What needs to be done → Leave out the images; return the rest of the data exactly.

▼

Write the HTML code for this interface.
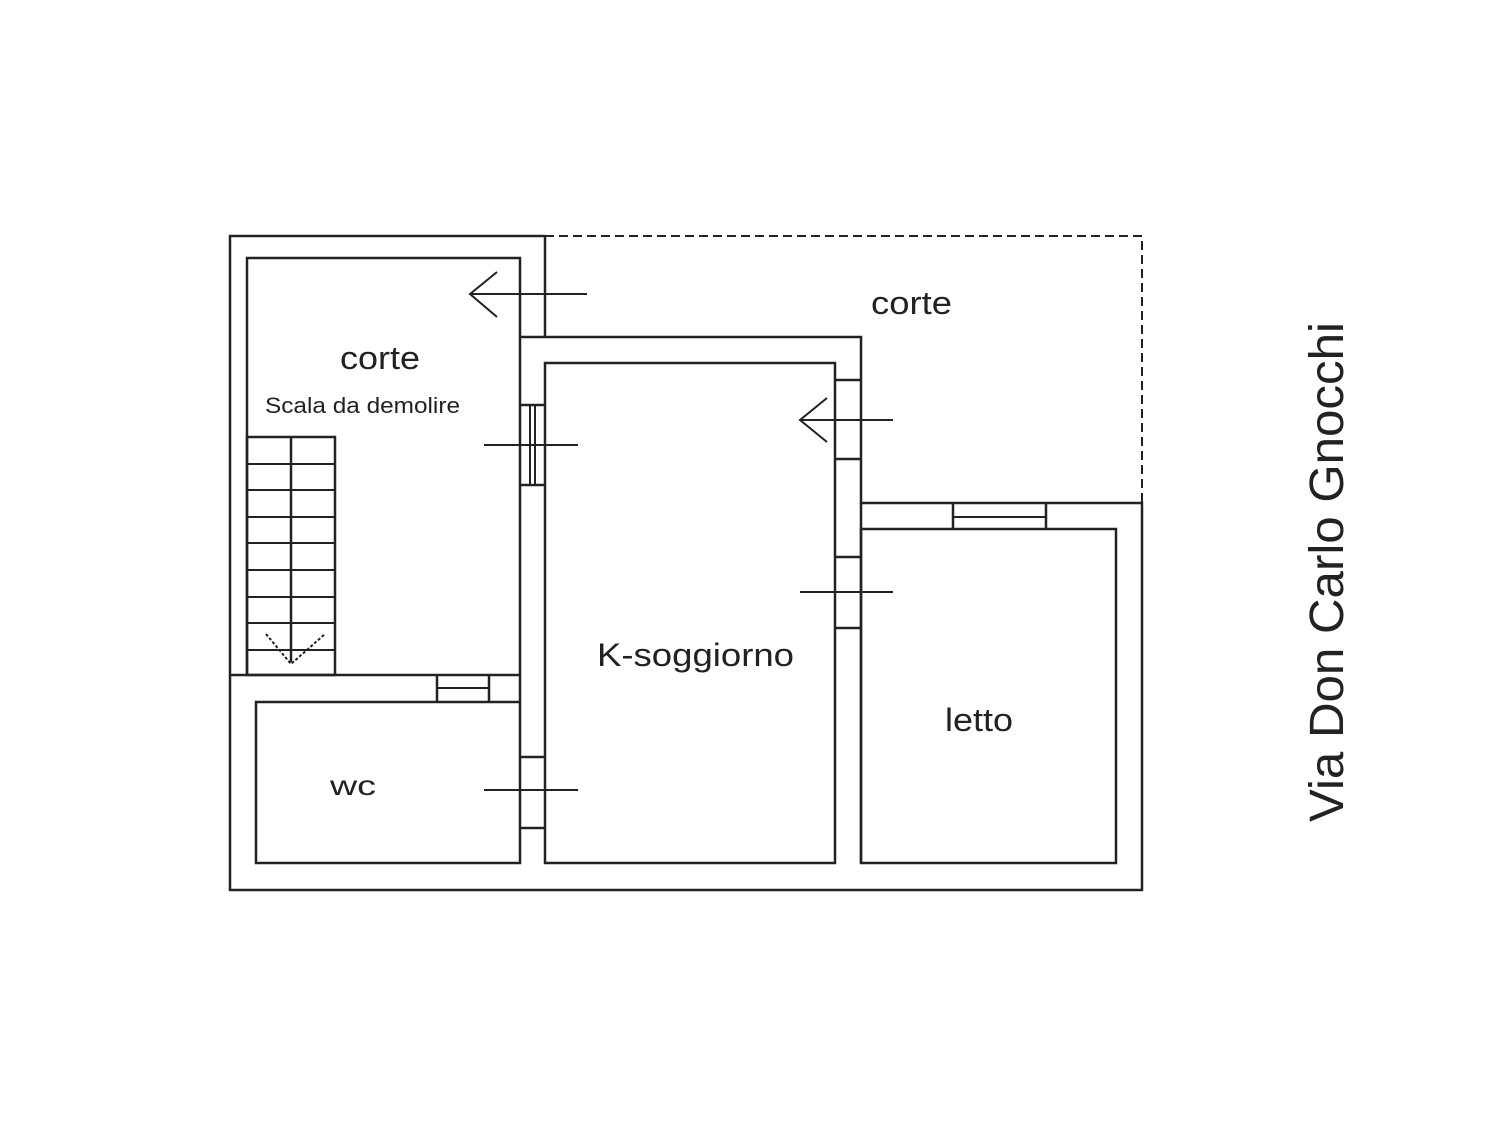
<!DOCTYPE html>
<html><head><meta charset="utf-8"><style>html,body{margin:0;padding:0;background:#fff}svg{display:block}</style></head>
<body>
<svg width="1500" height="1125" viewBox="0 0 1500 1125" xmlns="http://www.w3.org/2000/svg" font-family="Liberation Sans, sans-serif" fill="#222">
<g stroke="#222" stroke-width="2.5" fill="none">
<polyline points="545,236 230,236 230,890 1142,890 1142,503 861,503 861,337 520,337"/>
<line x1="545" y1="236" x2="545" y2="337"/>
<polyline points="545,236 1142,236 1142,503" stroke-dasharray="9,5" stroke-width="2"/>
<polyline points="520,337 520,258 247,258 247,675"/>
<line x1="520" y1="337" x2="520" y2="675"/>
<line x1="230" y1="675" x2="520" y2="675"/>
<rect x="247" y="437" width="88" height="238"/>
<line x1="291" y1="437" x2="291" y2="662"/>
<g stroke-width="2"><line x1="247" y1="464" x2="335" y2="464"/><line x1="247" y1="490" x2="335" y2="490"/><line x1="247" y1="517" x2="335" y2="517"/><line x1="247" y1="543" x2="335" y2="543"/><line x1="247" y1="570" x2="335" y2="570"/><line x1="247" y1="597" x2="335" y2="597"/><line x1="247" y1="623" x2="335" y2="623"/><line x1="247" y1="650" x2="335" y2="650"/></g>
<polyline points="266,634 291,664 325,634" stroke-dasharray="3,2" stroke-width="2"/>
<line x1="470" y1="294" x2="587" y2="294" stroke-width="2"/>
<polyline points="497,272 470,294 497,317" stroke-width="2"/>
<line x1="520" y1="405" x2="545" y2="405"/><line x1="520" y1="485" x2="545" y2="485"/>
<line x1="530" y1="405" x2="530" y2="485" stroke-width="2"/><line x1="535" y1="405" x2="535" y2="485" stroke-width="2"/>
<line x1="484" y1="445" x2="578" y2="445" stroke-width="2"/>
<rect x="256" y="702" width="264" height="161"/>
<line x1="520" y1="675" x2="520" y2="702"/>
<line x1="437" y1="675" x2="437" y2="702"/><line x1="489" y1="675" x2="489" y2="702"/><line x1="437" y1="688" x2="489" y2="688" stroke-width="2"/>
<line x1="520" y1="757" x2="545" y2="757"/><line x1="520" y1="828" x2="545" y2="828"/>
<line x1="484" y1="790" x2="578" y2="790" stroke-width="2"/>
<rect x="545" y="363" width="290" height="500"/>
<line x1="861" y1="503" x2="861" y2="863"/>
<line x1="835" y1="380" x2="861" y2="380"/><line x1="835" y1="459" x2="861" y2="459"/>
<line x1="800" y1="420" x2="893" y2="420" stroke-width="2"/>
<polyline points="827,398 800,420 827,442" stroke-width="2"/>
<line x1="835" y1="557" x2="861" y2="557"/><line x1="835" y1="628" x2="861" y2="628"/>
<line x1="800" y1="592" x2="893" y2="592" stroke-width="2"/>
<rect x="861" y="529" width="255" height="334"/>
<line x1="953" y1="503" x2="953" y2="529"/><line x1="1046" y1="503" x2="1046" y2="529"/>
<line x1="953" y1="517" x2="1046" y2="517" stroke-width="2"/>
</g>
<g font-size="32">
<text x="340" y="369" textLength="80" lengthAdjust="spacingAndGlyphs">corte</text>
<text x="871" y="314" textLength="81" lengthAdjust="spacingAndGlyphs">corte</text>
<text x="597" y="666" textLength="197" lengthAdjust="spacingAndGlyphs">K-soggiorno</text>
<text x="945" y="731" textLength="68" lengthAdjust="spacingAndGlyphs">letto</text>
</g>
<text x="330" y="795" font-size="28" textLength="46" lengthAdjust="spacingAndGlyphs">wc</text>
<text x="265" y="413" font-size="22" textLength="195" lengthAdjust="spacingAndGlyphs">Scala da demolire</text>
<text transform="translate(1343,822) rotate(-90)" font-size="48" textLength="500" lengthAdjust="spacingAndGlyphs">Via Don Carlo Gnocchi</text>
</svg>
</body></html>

▲

The response →
Write the HTML code for this interface.
<!DOCTYPE html>
<html><head><meta charset="utf-8"><style>html,body{margin:0;padding:0;background:#fff}svg{display:block}</style></head>
<body>
<svg width="1500" height="1125" viewBox="0 0 1500 1125" xmlns="http://www.w3.org/2000/svg" font-family="Liberation Sans, sans-serif" fill="#222">
<g stroke="#222" stroke-width="2.5" fill="none">
<polyline points="545,236 230,236 230,890 1142,890 1142,503 861,503 861,337 520,337"/>
<line x1="545" y1="236" x2="545" y2="337"/>
<polyline points="545,236 1142,236 1142,503" stroke-dasharray="9,5" stroke-width="2"/>
<polyline points="520,337 520,258 247,258 247,675"/>
<line x1="520" y1="337" x2="520" y2="675"/>
<line x1="230" y1="675" x2="520" y2="675"/>
<rect x="247" y="437" width="88" height="238"/>
<line x1="291" y1="437" x2="291" y2="662"/>
<g stroke-width="2"><line x1="247" y1="464" x2="335" y2="464"/><line x1="247" y1="490" x2="335" y2="490"/><line x1="247" y1="517" x2="335" y2="517"/><line x1="247" y1="543" x2="335" y2="543"/><line x1="247" y1="570" x2="335" y2="570"/><line x1="247" y1="597" x2="335" y2="597"/><line x1="247" y1="623" x2="335" y2="623"/><line x1="247" y1="650" x2="335" y2="650"/></g>
<polyline points="266,634 291,664 325,634" stroke-dasharray="3,2" stroke-width="2"/>
<line x1="470" y1="294" x2="587" y2="294" stroke-width="2"/>
<polyline points="497,272 470,294 497,317" stroke-width="2"/>
<line x1="520" y1="405" x2="545" y2="405"/><line x1="520" y1="485" x2="545" y2="485"/>
<line x1="530" y1="405" x2="530" y2="485" stroke-width="2"/><line x1="535" y1="405" x2="535" y2="485" stroke-width="2"/>
<line x1="484" y1="445" x2="578" y2="445" stroke-width="2"/>
<rect x="256" y="702" width="264" height="161"/>
<line x1="520" y1="675" x2="520" y2="702"/>
<line x1="437" y1="675" x2="437" y2="702"/><line x1="489" y1="675" x2="489" y2="702"/><line x1="437" y1="688" x2="489" y2="688" stroke-width="2"/>
<line x1="520" y1="757" x2="545" y2="757"/><line x1="520" y1="828" x2="545" y2="828"/>
<line x1="484" y1="790" x2="578" y2="790" stroke-width="2"/>
<rect x="545" y="363" width="290" height="500"/>
<line x1="861" y1="503" x2="861" y2="863"/>
<line x1="835" y1="380" x2="861" y2="380"/><line x1="835" y1="459" x2="861" y2="459"/>
<line x1="800" y1="420" x2="893" y2="420" stroke-width="2"/>
<polyline points="827,398 800,420 827,442" stroke-width="2"/>
<line x1="835" y1="557" x2="861" y2="557"/><line x1="835" y1="628" x2="861" y2="628"/>
<line x1="800" y1="592" x2="893" y2="592" stroke-width="2"/>
<rect x="861" y="529" width="255" height="334"/>
<line x1="953" y1="503" x2="953" y2="529"/><line x1="1046" y1="503" x2="1046" y2="529"/>
<line x1="953" y1="517" x2="1046" y2="517" stroke-width="2"/>
</g>
<g font-size="32">
<text x="340" y="369" textLength="80" lengthAdjust="spacingAndGlyphs">corte</text>
<text x="871" y="314" textLength="81" lengthAdjust="spacingAndGlyphs">corte</text>
<text x="597" y="666" textLength="197" lengthAdjust="spacingAndGlyphs">K-soggiorno</text>
<text x="945" y="731" textLength="68" lengthAdjust="spacingAndGlyphs">letto</text>
</g>
<text x="330" y="795" font-size="28" textLength="46" lengthAdjust="spacingAndGlyphs">wc</text>
<text x="265" y="413" font-size="22" textLength="195" lengthAdjust="spacingAndGlyphs">Scala da demolire</text>
<text transform="translate(1343,822) rotate(-90)" font-size="48" textLength="500" lengthAdjust="spacingAndGlyphs">Via Don Carlo Gnocchi</text>
</svg>
</body></html>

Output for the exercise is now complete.